Asymptotics of returns to the coordinate hyperplanes for conditioned simple random walks

TL;DR

This paper investigates the asymptotic behavior of returns to coordinate hyperplanes in multidimensional random walks under various conditionings, revealing diverse limiting distributions and independence properties.

Contribution

It provides the first detailed asymptotic analysis of hyperplane returns in higher dimensions, characterizing limiting distributions and independence structures.

Findings

Limiting distributions include half-normal, Rayleigh, geometric, and negative binomial.

Coordinates are asymptotically independent in most cases.

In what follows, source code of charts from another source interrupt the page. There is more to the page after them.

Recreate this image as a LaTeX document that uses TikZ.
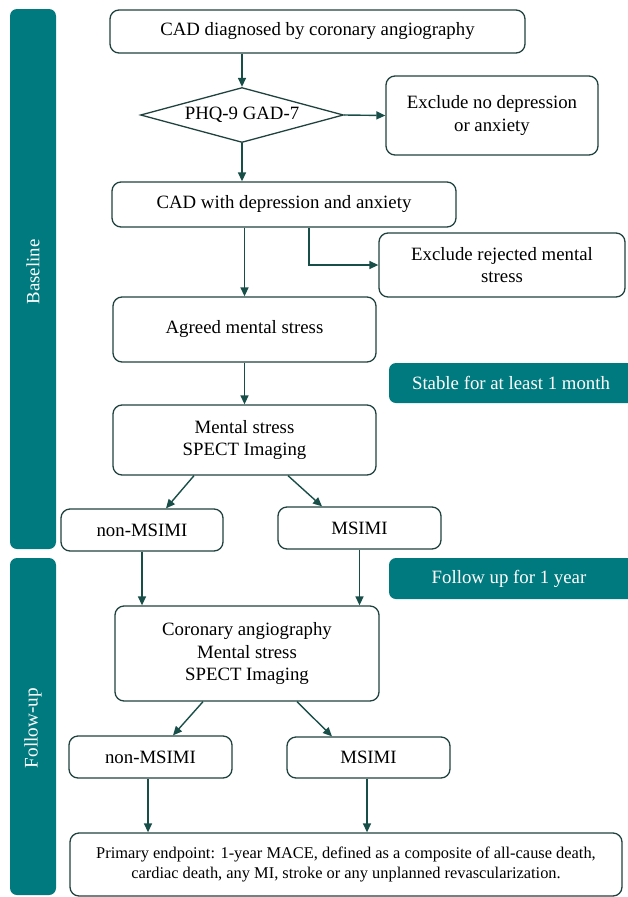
\documentclass[tikz,border=0pt]{standalone}
\usepackage{fontspec}
\setmainfont{Liberation Serif}
\usetikzlibrary{shapes.geometric,arrows.meta,calc}
\definecolor{tealbar}{RGB}{0,122,126}
\definecolor{boxline}{RGB}{32,66,62}
\definecolor{arrowc}{RGB}{24,78,72}
\begin{document}
\begin{tikzpicture}[x=1pt,y=1pt,
  txt/.style={font=\fontsize{18.8}{22.5}\selectfont},
  smalltxt/.style={font=\fontsize{16.4}{19.5}\selectfont},
  box/.style={draw=boxline,line width=1.3pt,rounded corners=9pt,inner sep=0pt,align=center,txt},
  dia/.style={draw=boxline,line width=1.3pt,diamond,aspect=3.7,inner sep=0pt,txt,minimum width=203pt,minimum height=55pt},
  arr/.style={draw=arrowc,line width=1.4pt,-{Triangle[length=9pt,width=8pt]}},
  bartxt/.style={text=white,txt}]
\useasboundingbox (0,0) rectangle (627,-897);
% side bars
\fill[tealbar,rounded corners=7pt] (10,-9) rectangle (56,-549);
\node[bartxt,rotate=90] (lbase) at (33,-272) {Baseline};
\fill[tealbar,rounded corners=7pt] (10,-558) rectangle (56,-895);
\node[bartxt,rotate=90,font=\fontsize{19.2}{23}\selectfont] (lfollow) at (33,-728) {Follow-up};
% right banners
\fill[tealbar,rounded corners=7pt] (389,-363) rectangle (645,-403);
\node[bartxt] (stab) at (511,-383) {Stable for at least 1 month};
\fill[tealbar,rounded corners=7pt] (389,-558) rectangle (645,-599);
\node[bartxt] (fol) at (509,-578.5) {Follow up for 1 year};
% boxes
\node[box,minimum width=415pt,minimum height=43pt] (b1) at (317.5,-31.5) {CAD diagnosed by coronary angiography};
\node[dia] (d) at (242,-115) {PHQ-9 GAD-7};
\node[box,minimum width=212pt,minimum height=79pt] (ex1) at (492,-115.5) {Exclude no depression\\or anxiety};
\node[box,minimum width=344pt,minimum height=45pt] (b3) at (284,-204.5) {CAD with depression and anxiety};
\node[box,minimum width=246pt,minimum height=64pt] (ex2) at (502,-265) {Exclude rejected mental\\stress};
\node[box,minimum width=263pt,minimum height=65pt] (b4) at (244.5,-329.5) {Agreed mental stress};
\node[box,minimum width=263pt,minimum height=70pt] (b5) at (244.5,-440) {Mental stress\\SPECT Imaging};
\node[box,minimum width=162pt,minimum height=42pt] (n1) at (142,-530) {non-MSIMI};
\node[box,minimum width=163pt,minimum height=42pt] (m1) at (359.5,-528) {MSIMI};
\node[box,minimum width=264pt,minimum height=95pt] (b6) at (247,-653.5) {Coronary angiography\\Mental stress\\SPECT Imaging};
\node[box,minimum width=163pt,minimum height=42pt] (n2) at (150.5,-757) {non-MSIMI};
\node[box,minimum width=163pt,minimum height=41pt] (m2) at (368.5,-757.5) {MSIMI};
\node[box,smalltxt,minimum width=552pt,minimum height=63pt] (fin) at (346,-864.5) {Primary endpoint: 1-year MACE, defined as a composite of all-cause death,\\cardiac death, any MI, stroke or any unplanned revascularization.};
% arrows
\draw[arr] (d.north |- b1.south) -- (d.north);
\draw[arr] (d.east) -- (ex1.west);
\draw[arr] (d.south) -- (d.south |- b3.north);
\draw[arr] (b3.south -| 309,0) |- (ex2.west);
\draw[arr] (b4.north |- b3.south) -- (b4.north);
\draw[arr] (b4.south) -- (b5.north);
\draw[arr] ($(b5.south)+(-50.5,0)$) -- ($(n1.north)+(24,0)$);
\draw[arr] ($(b5.south)+(43.5,0)$) -- ($(m1.north)+(-37.5,0)$);
\draw[arr] (n1.south) -- (n1.south |- b6.north);
\draw[arr] (m1.south) -- (m1.south |- b6.north);
\draw[arr] ($(b6.south)+(-44,0)$) -- ($(n2.north)+(22.5,0)$);
\draw[arr] ($(b6.south)+(50,0)$) -- ($(m2.north)+(-36.5,0)$);
\draw[arr] ($(n2.south)+(-2.5,0)$) -- ($(n2.south |- fin.north)+(-2.5,0)$);
\draw[arr] ($(m2.south)+(-1.5,0)$) -- ($(m2.south |- fin.north)+(-1.5,0)$);
\end{tikzpicture}
\end{document}
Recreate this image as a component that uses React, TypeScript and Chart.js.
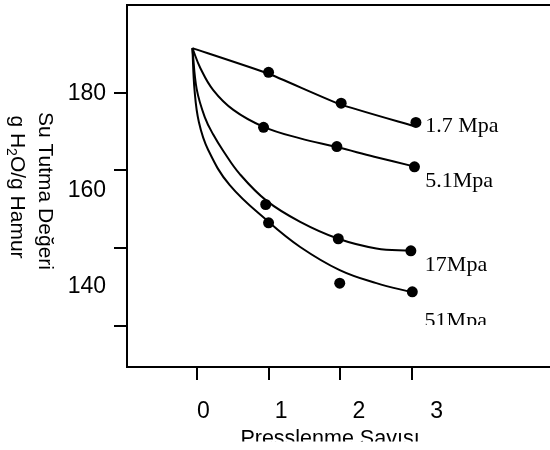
import React, { useEffect, useRef } from 'react';
import { Chart, registerables } from 'chart.js';

Chart.register(...registerables);

// ---- data ----
const seriesNames = ['1.7 Mpa', '5.1Mpa', '17Mpa', '51Mpa'];
const xTickValues = [0, 1, 2, 3];
const yTickLabelValues = [140, 160, 180];
const yTickMarkValues = [120, 140, 160, 180];

// measured points
const pointsX_1_7 = [1.0, 2.01, 3.05];
const pointsY_1_7 = [184.5, 178.1, 174.1];
const pointsX_5_1 = [0.93, 1.95, 3.03];
const pointsY_5_1 = [173.1, 169.1, 164.9];
const pointsX_17 = [0.96, 1.97, 2.98];
const pointsY_17 = [157.1, 150.0, 147.5];
const pointsX_51 = [1.0, 1.99, 3.0];
const pointsY_51 = [153.3, 140.8, 139.0];

// fitted curves
const fitX_1_7 = [-0.06, 1.0, 1.99, 3.01];
const fitY_1_7 = [189.5, 184.2, 177.9, 173.4];
const fitX_5_1 = [-0.06, 0.05, 0.23, 0.51, 0.93, 1.44, 1.95, 2.47, 2.99];
const fitY_5_1 = [189.5, 185.4, 180.8, 176.7, 173.2, 170.8, 169.0, 167.0, 165.1];
const fitX_17 = [-0.06, 0.0, 0.115, 0.23, 0.37, 0.6, 0.97, 1.44, 1.97, 2.5, 2.98];
const fitY_17 = [189.5, 181.0, 175.1, 171.6, 168.2, 163.4, 157.9, 153.5, 150.0, 148.0, 147.5];
const fitX_51 = [-0.06, -0.03, 0.03, 0.16, 0.46, 1.0, 1.44, 1.99, 2.5, 3.0];
const fitY_51 = [189.5, 180.8, 174.2, 168.4, 161.1, 153.5, 148.3, 143.5, 140.8, 138.9];

const yTitleLine1 = 'Su Tutma Değeri';
const yTitleLine2Parts = [
  { text: 'g H', sub: false },
  { text: '2', sub: true },
  { text: 'O/g Hamur', sub: false },
];
const xTitle = 'Presslenme Sayısı';

const zip = (xs: number[], ys: number[]) => xs.map((x, i) => ({ x, y: ys[i] }));

const fits = [
  zip(fitX_1_7, fitY_1_7),
  zip(fitX_5_1, fitY_5_1),
  zip(fitX_17, fitY_17),
  zip(fitX_51, fitY_51),
];
const fitTension = [0.15, 0.4, 0.4, 0.4];
const points = [
  zip(pointsX_1_7, pointsY_1_7),
  zip(pointsX_5_1, pointsY_5_1),
  zip(pointsX_17, pointsY_17),
  zip(pointsX_51, pointsY_51),
];

const SANS = "'Liberation Sans', Arial, sans-serif";
const SERIF = "'Liberation Serif', 'Times New Roman', serif";

// label offsets from each series' last point (px), optional clip bottom
const labelPlacement = [
  { dx: 9.3, dy: 10, clip: null as number | null },
  { dx: 10.7, dy: 20.3, clip: null as number | null },
  { dx: 14, dy: 20, clip: null as number | null },
  { dx: 12.3, dy: 35.3, clip: 325 as number | null },
];

const zeroPad = (s: any) => {
  s.paddingTop = 0;
  s.paddingBottom = 0;
  s.paddingLeft = 0;
  s.paddingRight = 0;
};

const decorPlugin = {
  id: 'decor',
  afterDraw(chart: any) {
    const ctx: CanvasRenderingContext2D = chart.ctx;
    const { left, top, right, bottom } = chart.chartArea;
    ctx.save();
    // frame (left, top, bottom)
    ctx.strokeStyle = '#000';
    ctx.lineWidth = 2;
    ctx.lineCap = 'square';
    ctx.beginPath();
    ctx.moveTo(right + 2, top);
    ctx.lineTo(left, top);
    ctx.lineTo(left, bottom);
    ctx.lineTo(right + 2, bottom);
    ctx.stroke();

    // series labels
    ctx.fillStyle = '#000';
    ctx.font = `22px ${SERIF}`;
    ctx.textAlign = 'left';
    ctx.textBaseline = 'alphabetic';
    seriesNames.forEach((name, i) => {
      const meta = chart.getDatasetMeta(4 + i);
      const el = meta.data[meta.data.length - 1];
      const p = labelPlacement[i];
      ctx.save();
      if (p.clip !== null) {
        ctx.beginPath();
        ctx.rect(0, 0, chart.width, p.clip);
        ctx.clip();
      }
      ctx.fillText(name, el.x + p.dx, el.y + p.dy);
      ctx.restore();
    });

    // y title, rotated clockwise
    const yMid = (top + bottom) / 2;
    ctx.save();
    ctx.translate(38.5, yMid + 5);
    ctx.rotate(Math.PI / 2);
    ctx.font = `21px ${SANS}`;
    ctx.textAlign = 'center';
    ctx.fillText(yTitleLine1, 0, 0);
    ctx.restore();

    ctx.save();
    ctx.translate(10.5, yMid + 1);
    ctx.rotate(Math.PI / 2);
    ctx.textAlign = 'left';
    const mainFont = `21px ${SANS}`;
    const subFont = `14px ${SANS}`;
    let total = 0;
    yTitleLine2Parts.forEach((part) => {
      ctx.font = part.sub ? subFont : mainFont;
      total += ctx.measureText(part.text).width;
    });
    let cx = -total / 2;
    yTitleLine2Parts.forEach((part) => {
      ctx.font = part.sub ? subFont : mainFont;
      ctx.fillText(part.text, cx, part.sub ? 4 : 0);
      cx += ctx.measureText(part.text).width;
    });
    ctx.restore();

    // x title, clipped at its lower part
    ctx.save();
    ctx.beginPath();
    ctx.rect(0, 0, chart.width, 441.5);
    ctx.clip();
    ctx.font = `21.5px ${SANS}`;
    ctx.textAlign = 'center';
    ctx.fillText(xTitle, 330, 444.5);
    ctx.restore();

    ctx.restore();
  },
};

export default function App() {
  const ref = useRef<HTMLCanvasElement>(null);
  useEffect(() => {
    document.body.style.margin = '0';
    Chart.defaults.font.family = SANS;
    const datasets: any[] = [];
    fits.forEach((d, i) => {
      datasets.push({
        type: 'scatter',
        data: d,
        showLine: true,
        borderColor: '#000',
        borderWidth: 2,
        pointRadius: 0,
        tension: fitTension[i],
        xAxisID: 'x',
        yAxisID: 'y',
      });
    });
    points.forEach((d) => {
      datasets.push({
        type: 'scatter',
        data: d,
        showLine: false,
        backgroundColor: '#000',
        borderColor: '#000',
        borderWidth: 0,
        pointRadius: 5.5,
        xAxisID: 'x',
        yAxisID: 'y',
      });
    });

    const chart = new Chart(ref.current as HTMLCanvasElement, {
      type: 'scatter',
      data: { datasets },
      options: {
        responsive: false,
        animation: false,
        devicePixelRatio: 1,
        events: [],
        layout: { autoPadding: false, padding: { top: 5, right: 0, left: 0, bottom: 0 } },
        plugins: {
          legend: { display: false },
          tooltip: { enabled: false },
        },
        scales: {
          x: {
            type: 'linear',
            position: 'bottom',
            weight: 0,
            min: -0.9699,
            max: 4.916,
            grid: {
              display: true,
              drawOnChartArea: false,
              drawTicks: true,
              tickLength: 13,
              color: '#000',
              lineWidth: 2,
            },
            border: { display: false },
            ticks: { display: false },
            afterBuildTicks: (s: any) => {
              s.ticks = xTickValues.map((v) => ({ value: v }));
            },
            afterFit: (s: any) => {
              s.height = 13;
              zeroPad(s);
            },
          },
          xl: {
            type: 'linear',
            position: 'bottom',
            weight: 1,
            min: -0.9807,
            max: 4.456,
            grid: { display: false, drawTicks: false },
            border: { display: false },
            ticks: {
              color: '#000',
              font: { family: SANS, size: 23 },
              padding: 18,
              maxRotation: 0,
              autoSkip: false,
              callback: (v: any) => String(v),
            },
            afterBuildTicks: (s: any) => {
              s.ticks = xTickValues.map((v) => ({ value: v }));
            },
            afterFit: (s: any) => {
              s.height = 70;
              zeroPad(s);
            },
          },
          yT: {
            type: 'linear',
            position: 'left',
            weight: 0,
            min: 109.456,
            max: 202.555,
            grid: {
              display: true,
              drawOnChartArea: false,
              drawTicks: true,
              tickLength: 13,
              color: '#000',
              lineWidth: 2,
            },
            border: { display: false },
            ticks: { display: false },
            afterBuildTicks: (s: any) => {
              s.ticks = yTickMarkValues.map((v) => ({ value: v }));
            },
            afterFit: (s: any) => {
              s.width = 14;
              zeroPad(s);
            },
          },
          y: {
            type: 'linear',
            position: 'left',
            weight: 1,
            min: 123.42,
            max: 198.446,
            grid: { display: false, drawTicks: false },
            border: { display: false },
            ticks: {
              color: '#000',
              font: { family: SANS, size: 23 },
              padding: 7,
              callback: (v: any) => String(v),
            },
            afterBuildTicks: (s: any) => {
              s.ticks = yTickLabelValues.map((v) => ({ value: v }));
            },
            afterFit: (s: any) => {
              s.width = 113;
              zeroPad(s);
            },
          },
        },
      } as any,
      plugins: [decorPlugin],
    });
    return () => chart.destroy();
  }, []);

  return (
    <div style={{ width: 550, height: 450 }}>
      <canvas ref={ref} width={550} height={450} style={{ display: 'block' }} />
    </div>
  );
}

Notable exceptions occur in the meander case depending on drift.

Abstract

In this paper we study the number of returns to the coordinate hyperplanes for multidimensional nearest-neighbour random walks. While one-dimensional results on returns are classical, much less is known in higher dimensions. We analyse the asymptotic behaviour of returns under several natural conditionings: the unconditioned walk, bridges, meanders, and non-negative bridges (or excursions). Our main results characterize the limiting distributions under appropriate rescaling. The resulting one-dimensional marginals may be half-normal, Rayleigh, geometric, negative binomial, or certain mixtures thereof. In most situations, the coordinates are asymptotically independent; however, there are notable exceptions for the meander case, depending on the drift. The proofs rely on conditioning on the numbers of horizontal and vertical steps, which restores a form of independence and reduces the problem to one-dimensional estimates via binomial convolution and Bernstein-type approximations.